Exercise aim. Begin with the first line below and retype each line exactly through the line containing "width=1.3pt] (dl) -- (dr);". Any pictures are to be left out.

Information supplied.
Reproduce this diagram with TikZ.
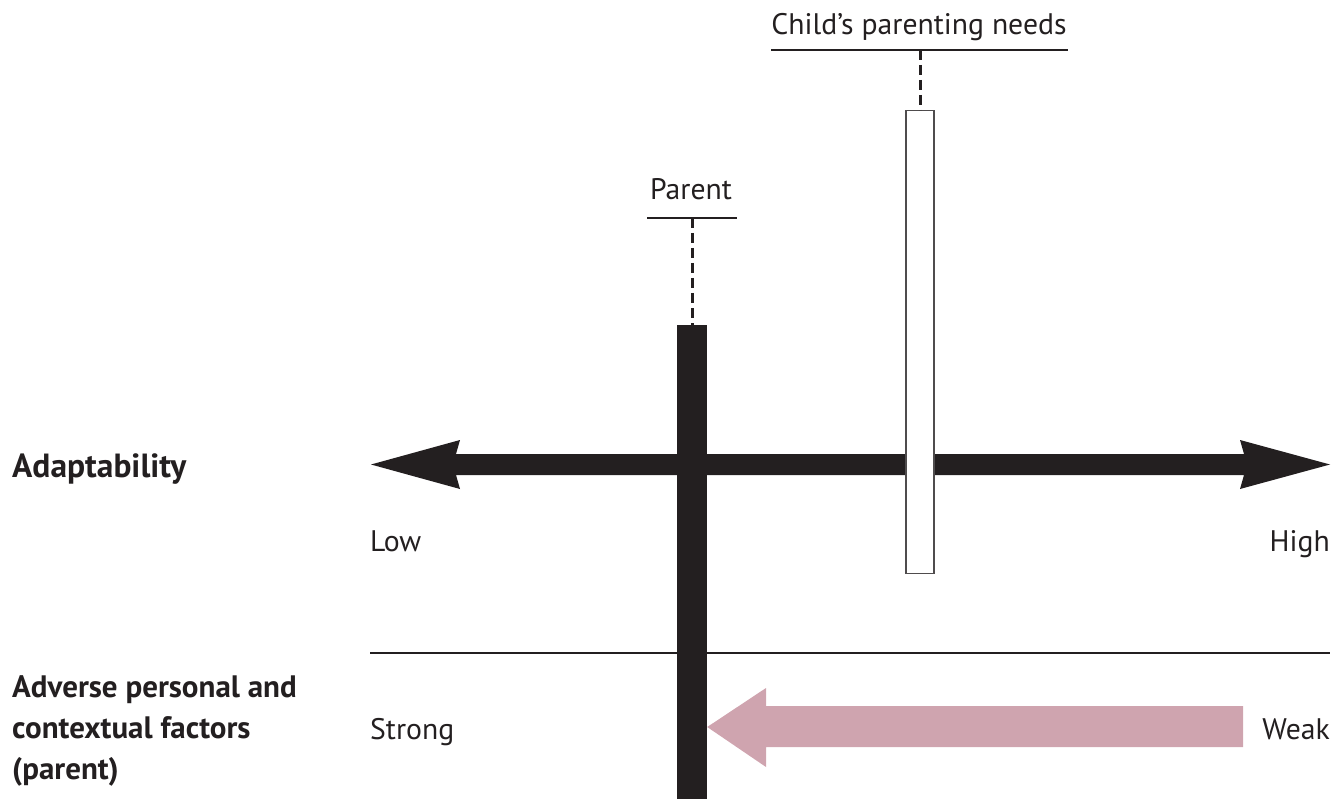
\documentclass[tikz,border=0pt]{standalone}
\usepackage{fontspec}
\setmainfont{PT Sans}
\definecolor{ink}{HTML}{231F20}
\definecolor{rose}{HTML}{CFA4AF}
\begin{document}
\begin{tikzpicture}[x=1pt,y=-1pt,
  lbl/.style={inner sep=0pt,text=ink,font=\fontsize{29.7}{34}\selectfont},
  head/.style={inner sep=0pt,text=ink,font=\fontsize{31}{36}\selectfont\bfseries},
  rule/.style={draw=ink,line width=1.5pt},
  lead/.style={draw=ink,line width=3pt,dash pattern=on 10pt off 5pt}]
\useasboundingbox (0,0) rectangle (1337,799);

% labels above the bars
\node[lbl,anchor=base] (child) at (919,35) {Child’s parenting needs};
\node[lbl,anchor=base] (parent) at (691,200) {Parent};
\coordinate (cl) at (771,50); \coordinate (cr) at (1068,50);
\coordinate (pl) at (647,218); \coordinate (pr) at (737,218);
\draw[rule] (cl) -- (cr);
\draw[rule] (pl) -- (pr);

% adaptability axis (double-headed arrow)
\fill[ink] (371,464.5) -- (460,440) -- (456,454) -- (1244,454) -- (1240,440)
  -- (1330,464.5) -- (1240,489) -- (1244,475) -- (456,475) -- (460,489) -- cycle;

% child's needs bar (open) and parent bar (solid)
\node[draw=ink!80,line width=1.3pt,fill=white,minimum width=28pt,minimum height=463pt,
  inner sep=0pt,anchor=north] (need) at (920,110) {};
\node[fill=ink,minimum width=30pt,minimum height=474pt,inner sep=0pt,anchor=north]
  (par) at (692,325) {};
\draw[lead] (need.north |- cl) -- (need.north);
\draw[lead] (par.north |- pl) -- (par.north);

% dividing rule
\coordinate (dl) at (370,653); \coordinate (dr) at (1330,653);
\draw[draw=ink,line width=1.3pt] (dl) -- (dr);

% adverse factors arrow, pointing at the parent bar
\fill[rose] (par.east |- 0,727) -- (766,688) -- (766,706) -- (1243,706) -- (1243,747)
  -- (766,747) -- (766,767) -- cycle;

% axis labels
\node[head,anchor=base west,font=\fontsize{33.5}{38}\selectfont\bfseries] (adapt) at (12,477) {Adaptability};
\node[lbl,anchor=base west] (low) at (370,551) {Low};
\node[lbl,anchor=base east] (high) at (1330,551) {High};
\node[head,anchor=base west] (adv1) at (12,697) {Adverse personal and};
\node[head,anchor=base west] (adv2) at (12,738) {contextual factors};
\node[head,anchor=base west] (adv3) at (12,779) {(parent)};
\node[lbl,anchor=base west] (strong) at (370,739) {Strong};
\node[lbl,anchor=base east] (weak) at (1330,739) {Weak};
\end{tikzpicture}
\end{document}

Reply.
Reproduce this diagram with TikZ.
\documentclass[tikz,border=0pt]{standalone}
\usepackage{fontspec}
\setmainfont{PT Sans}
\definecolor{ink}{HTML}{231F20}
\definecolor{rose}{HTML}{CFA4AF}
\begin{document}
\begin{tikzpicture}[x=1pt,y=-1pt,
  lbl/.style={inner sep=0pt,text=ink,font=\fontsize{29.7}{34}\selectfont},
  head/.style={inner sep=0pt,text=ink,font=\fontsize{31}{36}\selectfont\bfseries},
  rule/.style={draw=ink,line width=1.5pt},
  lead/.style={draw=ink,line width=3pt,dash pattern=on 10pt off 5pt}]
\useasboundingbox (0,0) rectangle (1337,799);

% labels above the bars
\node[lbl,anchor=base] (child) at (919,35) {Child’s parenting needs};
\node[lbl,anchor=base] (parent) at (691,200) {Parent};
\coordinate (cl) at (771,50); \coordinate (cr) at (1068,50);
\coordinate (pl) at (647,218); \coordinate (pr) at (737,218);
\draw[rule] (cl) -- (cr);
\draw[rule] (pl) -- (pr);

% adaptability axis (double-headed arrow)
\fill[ink] (371,464.5) -- (460,440) -- (456,454) -- (1244,454) -- (1240,440)
  -- (1330,464.5) -- (1240,489) -- (1244,475) -- (456,475) -- (460,489) -- cycle;

% child's needs bar (open) and parent bar (solid)
\node[draw=ink!80,line width=1.3pt,fill=white,minimum width=28pt,minimum height=463pt,
  inner sep=0pt,anchor=north] (need) at (920,110) {};
\node[fill=ink,minimum width=30pt,minimum height=474pt,inner sep=0pt,anchor=north]
  (par) at (692,325) {};
\draw[lead] (need.north |- cl) -- (need.north);
\draw[lead] (par.north |- pl) -- (par.north);

% dividing rule
\coordinate (dl) at (370,653); \coordinate (dr) at (1330,653);
\draw[draw=ink,line width=1.3pt] (dl) -- (dr);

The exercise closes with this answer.